Хозяйка
Я открыла глаза.
Что за странное место? Ах, да, больница…
Я огляделась. Комната была небольшая и квадратная. В углу стоял телевизор, рядом высокий открытый бельевой шкаф. Напротив кровати – письменный стол. Он был завален моими художественными принадлежностями.
Стены были окрашены в бледно-зеленый цвет, как и в коридоре, который я видела однажды, когда выбегала из своего «сада».
Но зелёный цвет едва виднелся: все стены украшали рисунки. На них были запечатлены различные вариации моей палаты-сада в четырёх временах года. На каждой картинке присутствовал львёнок.
Я встала с кровати и стала разглядывать собственные рисунки. Не было ни одной привычной картинки с одинокими девушками. Лишь одна лежала на столе.
В остальном же, одни звери. Львенок – главная звезда. Вот он ехал в автобусе, где сплошной зоопарк. Потом валялся в куче жёлтых листьев. Затем носился за бабочкой. Познакомился с разноцветной птичкой, а она своим маленьким, но ловким клювиком, выхватывала у него карандаш, не пойми, как очутившийся у львёнка…
Далее на рисунках появляется волк.
На одном он охранял клетку, в котором сидел львёнок. На втором качал кроватку, в которой он плакал. На третьем пробрался в сад и укрыл трясущегося львенка пуховой периной…

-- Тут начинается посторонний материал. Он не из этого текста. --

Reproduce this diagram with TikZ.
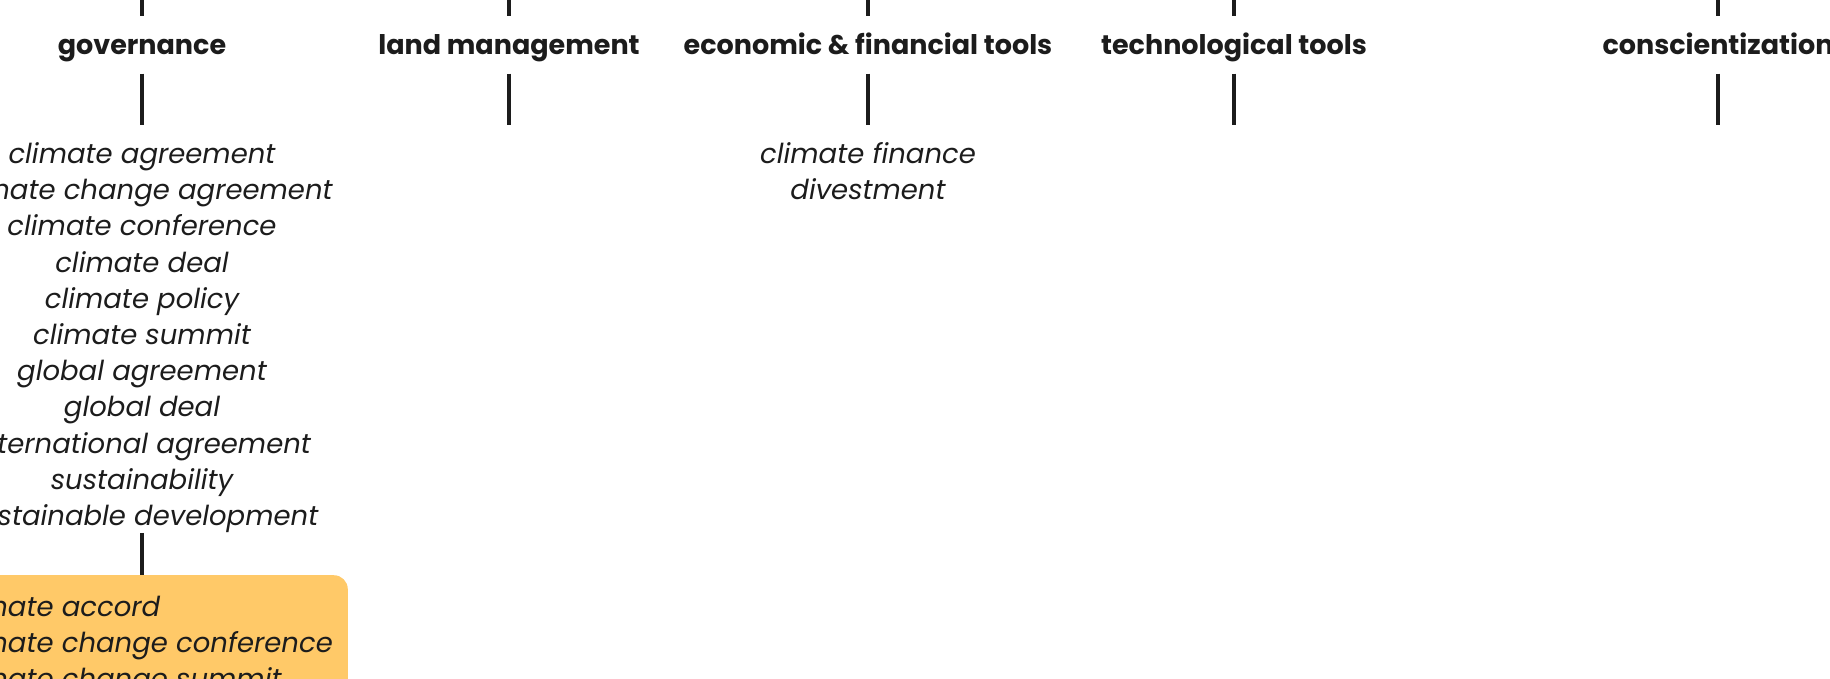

Надо ещё нарисовать готическую зиму.
Я села за стол. На нем тоже лежали рисунки.
На одном была изображена девочка. Ей лет десять, и у нее клетка вместо туловища, а в клетке сидит маленький львёнок. Клетка была закрыта. Львёнок грустил, и от скуки сосал лапку, а девочка была отрешённой, одинокой и печальной. Она напомнила мне ту девушку, что я изобразила возле аллеи.
Я убрала рисунок и улыбнулась: на другой картинке клетка была открыта, а взрослая девочка тискала в руках довольного львёнка. Оба были счастливы.
Неожиданно дверь открылась и в палату зашла медсестра.
Я чуть не вскрикнула от неожиданности – только сейчас заметила, что стены в палате три. Та стена, что параллельна моей кровати, не стена вовсе, а огромное стеклянное окно, а за ним сестринский пост. Оттуда за мной наблюдали, а я не выбегала из «сада». Я смотрела через стекло…
Улыбчивая медсестра зашла в палату, чтобы сделать мне какой-то укол.
Я же, как следует, разглядев ее, громко крикнула, что бедняжка вздрогнула.
– Амадина!!!
Девушка вытаращила на меня огромные круглые глаза. Она испуганно попятилась, а потом звонко расхохоталась.
– Аманда! – смеясь, сказала она.
– Вы американка?!
– Да! – сказала она почти без акцента.
Я вспомнила, как пару дней назад еще до моей попытки суицида, в отделение приходили практиканты. И эта Аманда, совсем не славянского происхождения – интерн – не пойми какими судьбами, занесённая в эту клинику.
Минуту мы таращились друг на друга, пока она, покраснев, не вытащила карандаш из кармана.
– Вот, я возвращаю, – виновато произнесла она. – Я в первую ночь дежурила в твоей палате и читала книгу. Мне надо было срочно сделать отметку, и я взяла твой карандаш, но по привычке засунула себе в карман. Извини.
Я улыбнулась и забрала карандаш.
Медсестра выполнила манипуляцию и собралась уходить, когда я, схватив рисунок со стола, подбежала к ней.
– Это тебе.
Аманда осторожно взяла мой подарок.
На нем изображалась рыжеволосая кудрявая девушка, читающая книгу, и медсестра сразу узнала себя.
На плече у нее сидела яркая птица – Амадина Гульда.
Аманда, растроганная таким вниманием, аж прослезилась.
– Откуда ты знаешь, что у меня есть такая птица?! – удивленно спросила она.
– Понятия не имею! – пожала я плечами. – Вы же с ней так похожи. Обе яркие. Особенные…
Медсестра смущенно улыбнулась ещё раз поблагодарила меня и вышла из палаты.
Я села за стол и, достав чистый лист бумаги, стала рисовать.
Как раз, когда я закончила рисунок, меня навестил врач. Он хотел приступить к беседе, но я протянула рисунок. На нем взрослый волк учил маленького несмышленого львёнка, как не бояться эмоций и чувств и проявлять себя.
Странно, как это вообще можно изобразить! Но мне легче нарисовать, чем описать словами.
Но я научусь. Ведь львёнок во мне, и его клетка всегда открыта. Договариваясь с ним, (а не подавляя), я и стану счастливой Взрослой.